I gotta confess, I didn't mean it to come across sounding QUITE the way it did!

I like Unity, yes; but I also like and use Cinnamon (in Mint 17), Gnome 2.....and I have a soft spot for the Xfce desktop ( I have both Unity and Xfce on Ubuntu, and I'm beginning to use Xfce more and more, so....)

I also rather like LXDE, too. I wouldn't describe myself as a Unity-loyalist, at all; I very much enjoy using ALL the different DEs that I have. I just wanted to point out that really, there has been an awful lot of documentation by both pro- & anti- camps as to why they love (OR hate) Unity, for quite some time now.

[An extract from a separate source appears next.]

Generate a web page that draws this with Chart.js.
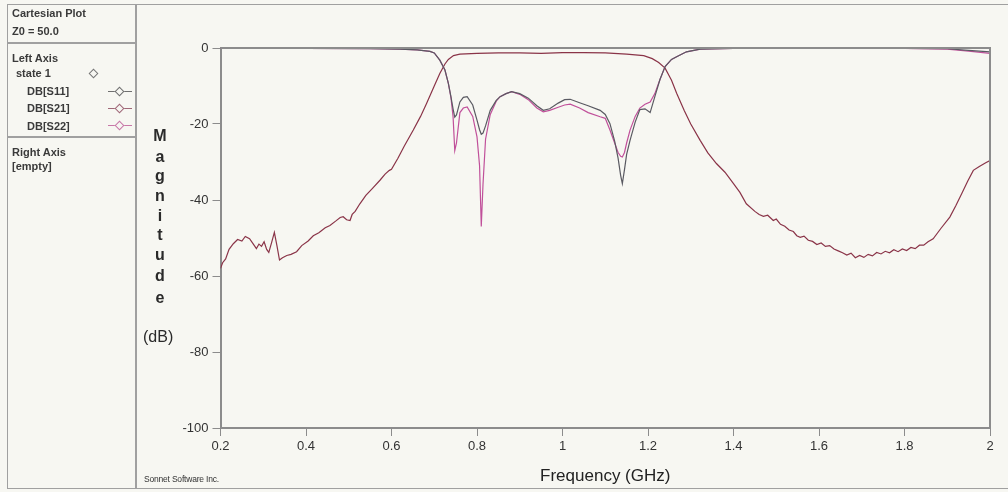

I guess it's one of those arguments that'll just run, and run.....


Regards,

Mike.

Dreamer Fithp Apprentice
September 27th, 2014, 08:50 AM
Thanks for the response, Mike. I hope I didn't sound hostile. I've tried most of those also. If you like LXDE, you might want to give plain Openbox a try. It is to LXDE, somewhat like LXDE is to Lubuntu. Very light and very configurable. The longer I use it, the more partial I've become to it.